> [TASK INSTRUCTIONS]:
From the entries below, copy out every line with "that" in it.

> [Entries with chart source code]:
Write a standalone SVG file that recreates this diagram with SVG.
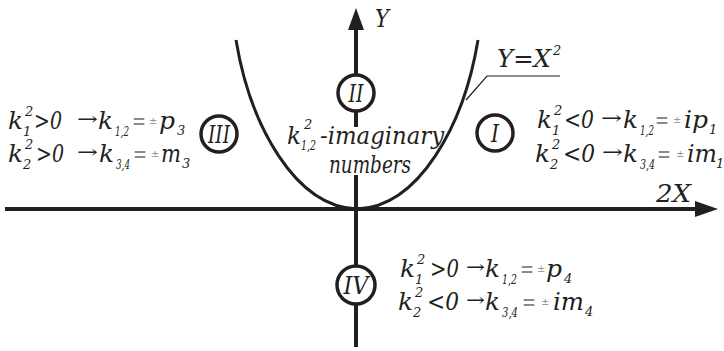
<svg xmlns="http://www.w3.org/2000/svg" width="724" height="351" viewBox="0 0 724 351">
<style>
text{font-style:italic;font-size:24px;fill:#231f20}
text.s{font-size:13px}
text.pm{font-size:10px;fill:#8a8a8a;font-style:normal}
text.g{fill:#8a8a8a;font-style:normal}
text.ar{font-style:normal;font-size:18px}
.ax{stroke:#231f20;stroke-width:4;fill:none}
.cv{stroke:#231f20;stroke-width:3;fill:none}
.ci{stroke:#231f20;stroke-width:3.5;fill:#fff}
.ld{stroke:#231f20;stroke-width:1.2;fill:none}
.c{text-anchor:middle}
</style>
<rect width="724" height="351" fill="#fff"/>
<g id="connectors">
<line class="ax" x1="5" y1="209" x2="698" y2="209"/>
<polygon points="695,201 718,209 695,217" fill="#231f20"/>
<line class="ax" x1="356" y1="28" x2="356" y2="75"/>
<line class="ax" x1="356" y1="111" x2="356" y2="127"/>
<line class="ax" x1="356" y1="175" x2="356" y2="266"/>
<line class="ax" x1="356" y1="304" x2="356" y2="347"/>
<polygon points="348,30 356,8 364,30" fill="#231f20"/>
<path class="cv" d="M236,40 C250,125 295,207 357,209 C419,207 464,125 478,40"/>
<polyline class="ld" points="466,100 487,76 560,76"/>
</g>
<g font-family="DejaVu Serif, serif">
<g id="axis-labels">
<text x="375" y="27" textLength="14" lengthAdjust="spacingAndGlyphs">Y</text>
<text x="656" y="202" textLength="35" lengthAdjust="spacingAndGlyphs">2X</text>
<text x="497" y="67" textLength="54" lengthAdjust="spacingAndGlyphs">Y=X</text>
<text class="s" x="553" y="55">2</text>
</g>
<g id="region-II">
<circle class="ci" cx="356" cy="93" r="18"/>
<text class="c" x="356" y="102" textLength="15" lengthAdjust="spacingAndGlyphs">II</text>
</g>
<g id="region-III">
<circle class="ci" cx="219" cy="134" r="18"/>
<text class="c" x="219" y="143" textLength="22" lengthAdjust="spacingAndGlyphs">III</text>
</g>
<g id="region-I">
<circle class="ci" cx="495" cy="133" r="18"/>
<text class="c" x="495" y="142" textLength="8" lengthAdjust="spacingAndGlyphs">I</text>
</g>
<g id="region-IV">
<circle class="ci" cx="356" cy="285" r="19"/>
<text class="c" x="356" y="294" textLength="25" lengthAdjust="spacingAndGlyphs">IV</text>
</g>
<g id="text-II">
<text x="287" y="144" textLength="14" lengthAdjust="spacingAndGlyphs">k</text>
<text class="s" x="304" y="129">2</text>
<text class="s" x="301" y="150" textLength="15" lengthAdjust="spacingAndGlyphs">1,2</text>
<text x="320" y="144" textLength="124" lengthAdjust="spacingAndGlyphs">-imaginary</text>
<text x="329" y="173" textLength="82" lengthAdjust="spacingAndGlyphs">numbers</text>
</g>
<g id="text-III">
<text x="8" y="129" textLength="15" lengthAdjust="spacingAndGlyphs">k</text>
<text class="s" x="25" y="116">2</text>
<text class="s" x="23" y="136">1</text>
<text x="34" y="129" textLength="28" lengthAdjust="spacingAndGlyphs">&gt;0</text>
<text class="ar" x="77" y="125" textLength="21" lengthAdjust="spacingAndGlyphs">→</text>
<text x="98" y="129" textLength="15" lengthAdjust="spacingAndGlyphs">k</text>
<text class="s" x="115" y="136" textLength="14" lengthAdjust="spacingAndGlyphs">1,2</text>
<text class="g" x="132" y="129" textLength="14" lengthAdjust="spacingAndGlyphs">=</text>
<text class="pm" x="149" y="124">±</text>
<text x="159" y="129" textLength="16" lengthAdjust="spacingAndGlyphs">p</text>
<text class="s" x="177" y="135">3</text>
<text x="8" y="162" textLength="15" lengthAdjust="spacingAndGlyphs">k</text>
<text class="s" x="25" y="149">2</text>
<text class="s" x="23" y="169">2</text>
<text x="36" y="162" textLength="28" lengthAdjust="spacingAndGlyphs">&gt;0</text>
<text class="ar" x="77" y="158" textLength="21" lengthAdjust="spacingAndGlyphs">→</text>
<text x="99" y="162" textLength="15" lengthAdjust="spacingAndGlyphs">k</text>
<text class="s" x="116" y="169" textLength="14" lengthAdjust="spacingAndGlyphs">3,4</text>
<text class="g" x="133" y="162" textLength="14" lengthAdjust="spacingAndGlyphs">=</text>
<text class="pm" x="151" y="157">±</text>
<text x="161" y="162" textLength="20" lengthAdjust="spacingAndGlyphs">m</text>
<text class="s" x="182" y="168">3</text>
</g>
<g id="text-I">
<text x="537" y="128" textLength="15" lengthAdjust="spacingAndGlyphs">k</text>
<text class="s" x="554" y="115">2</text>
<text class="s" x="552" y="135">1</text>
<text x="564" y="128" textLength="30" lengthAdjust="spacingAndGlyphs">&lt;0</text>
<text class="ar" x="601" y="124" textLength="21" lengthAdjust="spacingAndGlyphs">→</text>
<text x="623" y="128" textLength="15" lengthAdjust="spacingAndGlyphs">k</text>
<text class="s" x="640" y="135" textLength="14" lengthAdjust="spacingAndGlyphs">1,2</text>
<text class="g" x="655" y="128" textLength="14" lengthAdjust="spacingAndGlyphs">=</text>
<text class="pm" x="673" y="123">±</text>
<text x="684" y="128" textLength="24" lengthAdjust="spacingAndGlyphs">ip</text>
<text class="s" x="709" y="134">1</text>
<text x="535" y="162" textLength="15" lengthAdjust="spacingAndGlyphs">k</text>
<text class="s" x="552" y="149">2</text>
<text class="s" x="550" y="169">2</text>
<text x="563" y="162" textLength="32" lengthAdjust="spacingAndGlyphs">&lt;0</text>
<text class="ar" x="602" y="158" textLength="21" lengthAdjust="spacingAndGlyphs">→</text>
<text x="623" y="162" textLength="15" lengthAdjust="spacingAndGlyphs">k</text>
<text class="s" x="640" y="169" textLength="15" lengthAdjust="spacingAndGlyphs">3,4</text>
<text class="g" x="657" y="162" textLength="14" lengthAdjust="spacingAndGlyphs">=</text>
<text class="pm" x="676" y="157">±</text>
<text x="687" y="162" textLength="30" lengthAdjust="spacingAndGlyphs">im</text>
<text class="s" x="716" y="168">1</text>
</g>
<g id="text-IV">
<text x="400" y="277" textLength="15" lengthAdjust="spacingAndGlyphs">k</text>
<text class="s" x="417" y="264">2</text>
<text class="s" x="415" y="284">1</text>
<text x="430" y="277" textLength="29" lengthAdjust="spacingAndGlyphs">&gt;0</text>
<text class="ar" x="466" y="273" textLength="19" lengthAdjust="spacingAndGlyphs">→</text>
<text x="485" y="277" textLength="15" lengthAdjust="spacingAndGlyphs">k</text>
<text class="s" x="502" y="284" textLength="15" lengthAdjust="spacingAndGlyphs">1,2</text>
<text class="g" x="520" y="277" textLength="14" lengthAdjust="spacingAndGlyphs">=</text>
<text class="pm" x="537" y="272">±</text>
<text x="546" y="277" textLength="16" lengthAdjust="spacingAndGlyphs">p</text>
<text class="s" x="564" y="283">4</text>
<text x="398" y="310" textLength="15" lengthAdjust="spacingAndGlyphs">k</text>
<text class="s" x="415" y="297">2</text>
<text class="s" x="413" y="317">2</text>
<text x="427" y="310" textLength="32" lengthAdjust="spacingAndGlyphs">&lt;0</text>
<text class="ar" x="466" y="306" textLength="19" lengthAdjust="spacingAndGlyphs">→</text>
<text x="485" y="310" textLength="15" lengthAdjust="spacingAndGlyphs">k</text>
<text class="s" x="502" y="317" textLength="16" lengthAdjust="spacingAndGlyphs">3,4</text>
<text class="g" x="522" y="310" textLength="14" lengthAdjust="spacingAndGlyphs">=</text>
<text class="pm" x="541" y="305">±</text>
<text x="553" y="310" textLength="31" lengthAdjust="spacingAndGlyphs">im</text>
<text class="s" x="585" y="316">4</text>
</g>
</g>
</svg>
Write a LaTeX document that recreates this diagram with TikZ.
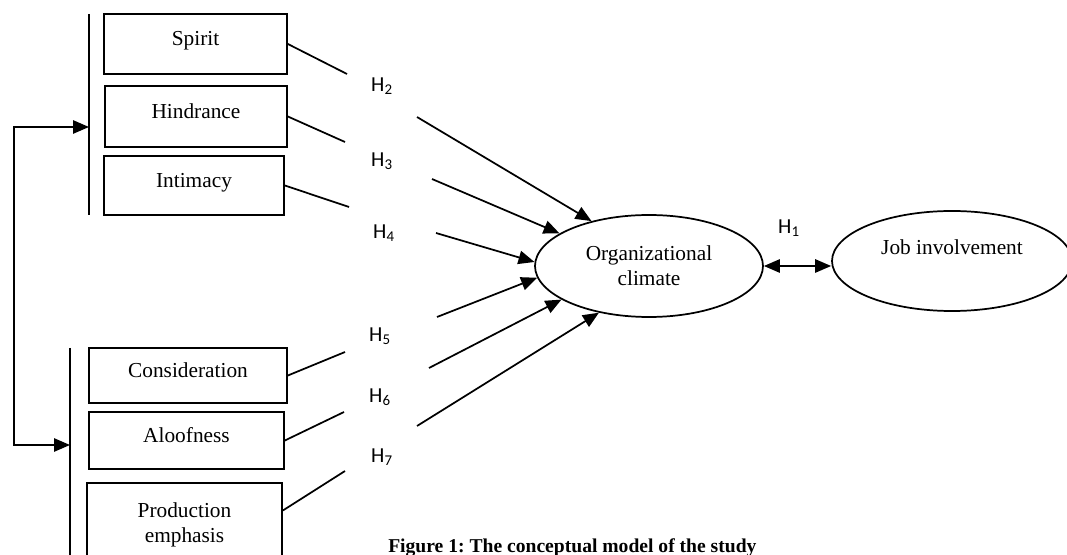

> [TASK ANSWER]:
Write a standalone SVG file that recreates this diagram with SVG.
Write a LaTeX document that recreates this diagram with TikZ.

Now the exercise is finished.